The market consensus is for tomorrow’s May unemployment rate to remain unchanged for the third straight month at 5.0%, which would be just +0.1 point above the 8-year low of 4.9% posted in Jan-Feb. The current unemployment rate of 5.0% is just 0.4-0.5 points above the FOMC’s forecast that the unemployment rate will settle at +4.6% in 2017 and 4.5% in 2018, meaning that the labor market by one measure is getting close to full employment.
ECB expected to leave policy unchanged as its corporate-bond-buying binge is about to begin — The market consensus is that the ECB at its regular policy meeting today will leave its monetary policy unchanged as it waits for its existing stimulus measures to kick in more fully. The ECB in March cut its refinancing rate by -5 bp to zero and cut its deposit rate by -10 bp to -0.40%. The ECB in March also announced a boost in the size of its QE program to 80 billion euros per month from 60 billion euros per month. The ECB in March also announced that beginning in June it would add non-financial corporate bonds to its QE asset-purchase program, thus expanding its purchase universe and seeking to dampen corporate bond yields. The ECB is under less pressure for more stimulus measures in the wake of the recent Eurozone Q1 GDP of a relatively strong +2.0% (q/q annualized). The 3-month surge in oil prices is also underpinning the Eurozone inflation statistics.
OPEC is reportedly talking about reinstating a production quota but there will not be any actual cuts in production — OPEC members are reportedly talking about the possibility of reinstating the cartel’s 32 million bpd production target. However, even if that production target is reinstated, it will not affect actual production levels since Saudi Arabia will continue its refusal to consider even a production freeze agreement if Iran will not go along. Iran’s oil production has so far recovered by 700,000 bp to 3.50 million bpd in April from 2.8 mln bpd in December. There is little actual pressure for OPEC to cut production at present given the sharp 88% upward rebound in WTI oil prices to $48.92 seen over the past three months from Feb’s 13-year low of $26.05.

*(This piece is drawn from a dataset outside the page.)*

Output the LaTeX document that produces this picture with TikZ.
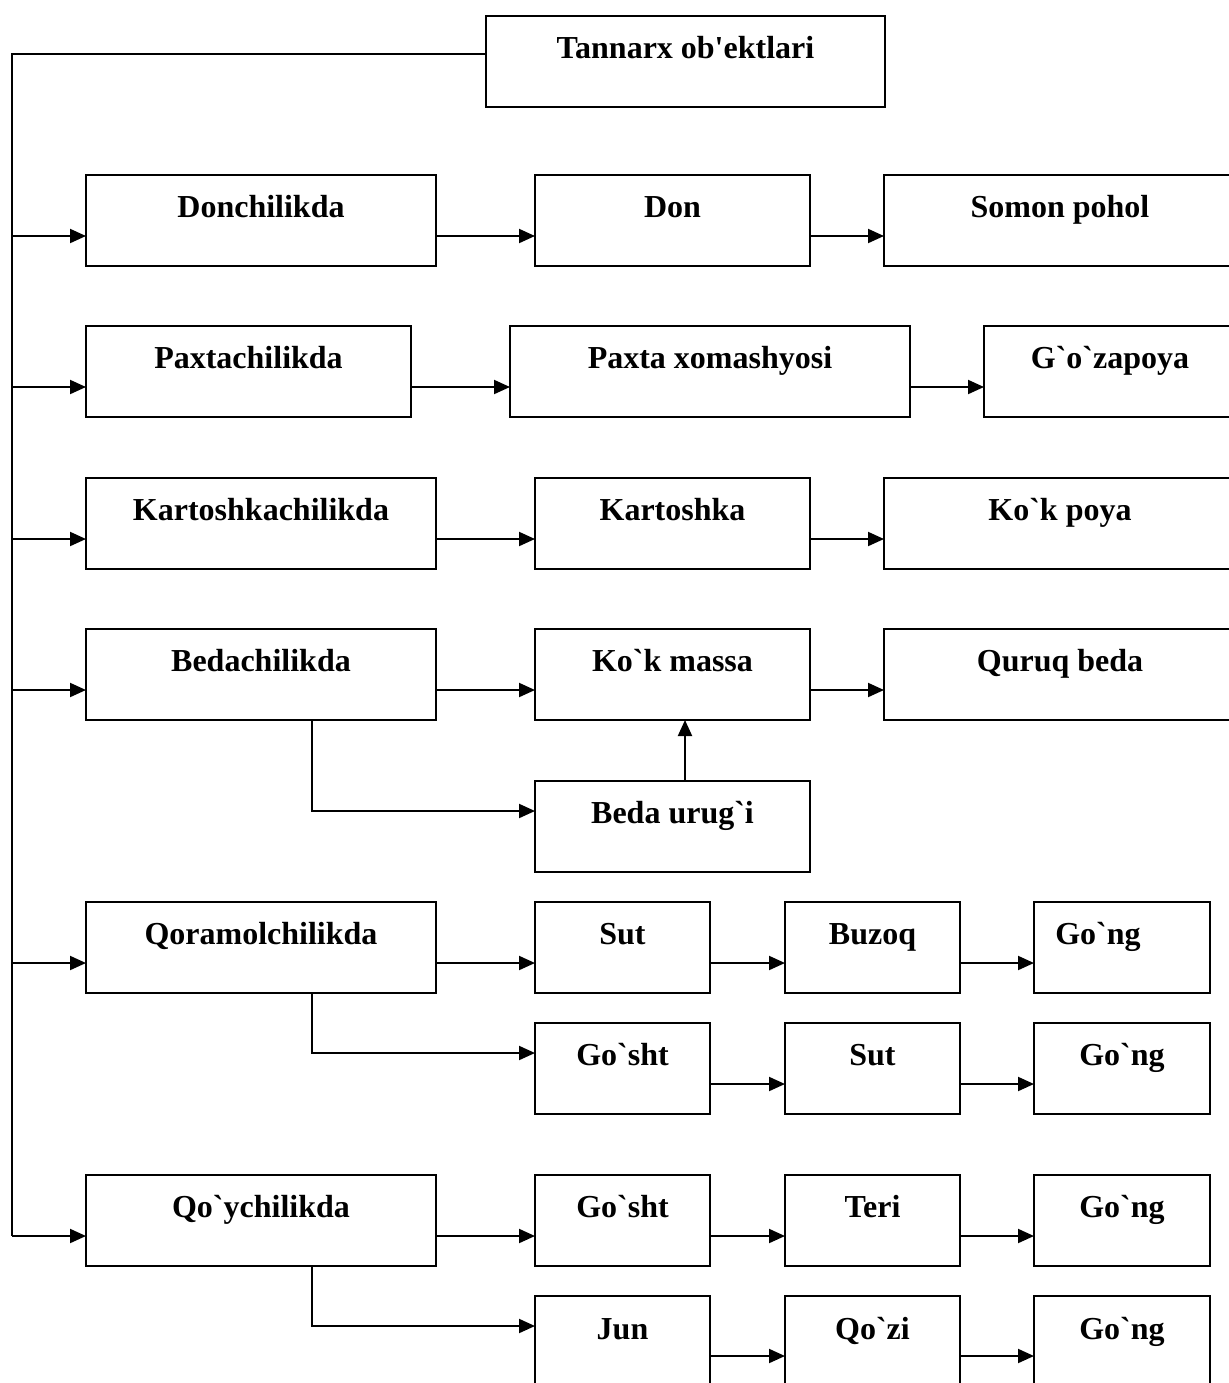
\documentclass[tikz,border=0pt]{standalone}
\usepackage{fontspec}
\setmainfont{Liberation Serif}
\usetikzlibrary{arrows.meta,calc}
\newcommand\bq{\textasciigrave}
\newcommand\bx[6]{\node[box,minimum width={(#4-#2)*0.5pt},minimum height={(#5-#3)*0.5pt}] (#1) at ({(#2+#4)/2},{(#3+#5)/2}) {#6};}
\begin{document}
\begin{tikzpicture}[x=0.5pt,y=-0.5pt,
  box/.style={draw,line width=1pt,inner sep=0pt,outer sep=0pt,
    font=\fontsize{16pt}{19pt}\selectfont\bfseries,text height=12pt,text depth=15.5pt},
  conn/.style={line width=1pt},
  arr/.style={line width=1pt,-{Triangle[length=8pt,width=7pt]}}]
\useasboundingbox (0,0) rectangle (1229,1383);
\clip (0,0) rectangle (1229,1383);
% title
\bx{title}{486}{16}{885}{107}{Tannarx ob\textquotesingle ektlari}
% row 1
\bx{donch}{86}{175}{436}{266}{Donchilikda}
\bx{don}{535}{175}{810}{266}{Don}
\bx{somon}{884}{175}{1236}{266}{Somon pohol}
% row 2
\bx{paxch}{86}{326}{411}{417}{Paxtachilikda}
\bx{paxta}{510}{326}{910}{417}{Paxta xomashyosi}
\bx{gozap}{984}{326}{1236}{417}{G\bq o\bq zapoya}
% row 3
\bx{kartch}{86}{478}{436}{569}{Kartoshkachilikda}
\bx{kart}{535}{478}{810}{569}{Kartoshka}
\bx{kokp}{884}{478}{1236}{569}{Ko\bq k poya}
% row 4
\bx{bedach}{86}{629}{436}{720}{Bedachilikda}
\bx{kokm}{535}{629}{810}{720}{Ko\bq k massa}
\bx{quruq}{884}{629}{1236}{720}{Quruq beda}
\bx{bedau}{535}{781}{810}{872}{Beda urug\bq i}
% row 5
\bx{qoram}{86}{902}{436}{993}{Qoramolchilikda}
\bx{suta}{535}{902}{710}{993}{Sut}
\bx{buzoq}{785}{902}{960}{993}{Buzoq}
\bx{gonga}{1034}{902}{1210}{993}{Go\bq ng\hspace*{24pt}\null}
\bx{goshta}{535}{1023}{710}{1114}{Go\bq sht}
\bx{sutb}{785}{1023}{960}{1114}{Sut}
\bx{gongb}{1034}{1023}{1210}{1114}{Go\bq ng}
% row 6
\bx{qoych}{86}{1175}{436}{1266}{Qo\bq ychilikda}
\bx{goshtc}{535}{1175}{710}{1266}{Go\bq sht}
\bx{teri}{785}{1175}{960}{1266}{Teri}
\bx{gongc}{1034}{1175}{1210}{1266}{Go\bq ng}
\bx{jun}{535}{1296}{710}{1390}{Jun}
\bx{qozi}{785}{1296}{960}{1390}{Qo\bq zi}
\bx{gongd}{1034}{1296}{1210}{1390}{Go\bq ng}
% trunk
\coordinate (t0) at (12,54);
\coordinate (tb) at (12,1236);
\draw[conn] (t0 -| title.west) -- (t0) -- (tb);
% arrow levels
\path (donch.north) ++(0,61) coordinate (r1);
\path (paxch.north) ++(0,61) coordinate (r2);
\path (kartch.north) ++(0,61) coordinate (r3);
\path (bedach.north) ++(0,61) coordinate (r4);
\path (bedau.north) ++(0,30) coordinate (r4b);
\path (qoram.north) ++(0,61) coordinate (r5);
\path (goshta.north) ++(0,30) coordinate (r5b);
\path (goshta.north) ++(0,61) coordinate (r5c);
\path (qoych.north) ++(0,61) coordinate (r6);
\path (jun.north) ++(0,30) coordinate (r6b);
\path (jun.north) ++(0,60) coordinate (r6c);
\coordinate (drop) at (312,0);
\coordinate (up) at (685,0);
% row 1
\draw[arr] (r1 -| t0) -- (r1 -| donch.west);
\draw[arr] (r1 -| donch.east) -- (r1 -| don.west);
\draw[arr] (r1 -| don.east) -- (r1 -| somon.west);
% row 2
\draw[arr] (r2 -| t0) -- (r2 -| paxch.west);
\draw[arr] (r2 -| paxch.east) -- (r2 -| paxta.west);
\draw[arr] (r2 -| paxta.east) -- (r2 -| gozap.west);
% row 3
\draw[arr] (r3 -| t0) -- (r3 -| kartch.west);
\draw[arr] (r3 -| kartch.east) -- (r3 -| kart.west);
\draw[arr] (r3 -| kart.east) -- (r3 -| kokp.west);
% row 4
\draw[arr] (r4 -| t0) -- (r4 -| bedach.west);
\draw[arr] (r4 -| bedach.east) -- (r4 -| kokm.west);
\draw[arr] (r4 -| kokm.east) -- (r4 -| quruq.west);
\draw[arr] (drop |- bedach.south) -- (drop |- r4b) -- (r4b -| bedau.west);
\draw[arr] (up |- bedau.north) -- (up |- kokm.south);
% row 5
\draw[arr] (r5 -| t0) -- (r5 -| qoram.west);
\draw[arr] (r5 -| qoram.east) -- (r5 -| suta.west);
\draw[arr] (r5 -| suta.east) -- (r5 -| buzoq.west);
\draw[arr] (r5 -| buzoq.east) -- (r5 -| gonga.west);
\draw[arr] (drop |- qoram.south) -- (drop |- r5b) -- (r5b -| goshta.west);
\draw[arr] (r5c -| goshta.east) -- (r5c -| sutb.west);
\draw[arr] (r5c -| sutb.east) -- (r5c -| gongb.west);
% row 6
\draw[arr] (r6 -| t0) -- (r6 -| qoych.west);
\draw[arr] (r6 -| qoych.east) -- (r6 -| goshtc.west);
\draw[arr] (r6 -| goshtc.east) -- (r6 -| teri.west);
\draw[arr] (r6 -| teri.east) -- (r6 -| gongc.west);
\draw[arr] (drop |- qoych.south) -- (drop |- r6b) -- (r6b -| jun.west);
\draw[arr] (r6c -| jun.east) -- (r6c -| qozi.west);
\draw[arr] (r6c -| qozi.east) -- (r6c -| gongd.west);
\end{tikzpicture}
\end{document}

This will be the first OPEC meeting for Saudi Arabia’s new oil minister, Khalid Al-Falih. Mr. Al-Falih may try to put a friendlier face on Saudi Arabia’s policy of preserving its market share at any cost, but there should be no mistake about the fact that he was installed in that post to enforce Saudi Arabia’s new oil policy, not to explore compromises with Iran or other major oil producers.
Weekly EIA report expected to show a -2.5 million bbl decline in oil inventories as seasonal decline picks up speed — The market consensus for today’s weekly EIA report, postponed by a day due to Monday’s holiday, is for a -2.5 million bbl decline in U.S. crude oil inventories, a -750,000 bbl decline in Cushing crude oil inventories, a -350,000 bbl decline in gasoline inventories, a -920,000 decline in distillate inventories, and a +0.5 point gain to 90.2% in the U.S. refinery utilization rate. U.S. crude oil inventories typically fall at this time of year as refiner demand picks up since refineries are operating at full tilt to produce summer gasoline. U.S. oil production in last week’s EIA report fell for the eleventh consecutive week to post a new 1-3/4 year low of 8.676 million bpd, down by a total of -843,000 bpd (-8.4%) from the 43-year high of 9.610 million bpd posted in June 2015. Active oil rigs last week fell to a new 6-1/2 year low of 316 rigs, down by 1,293 rigs (-80%) from the record high of 1,609 rigs posted in Oct 2014.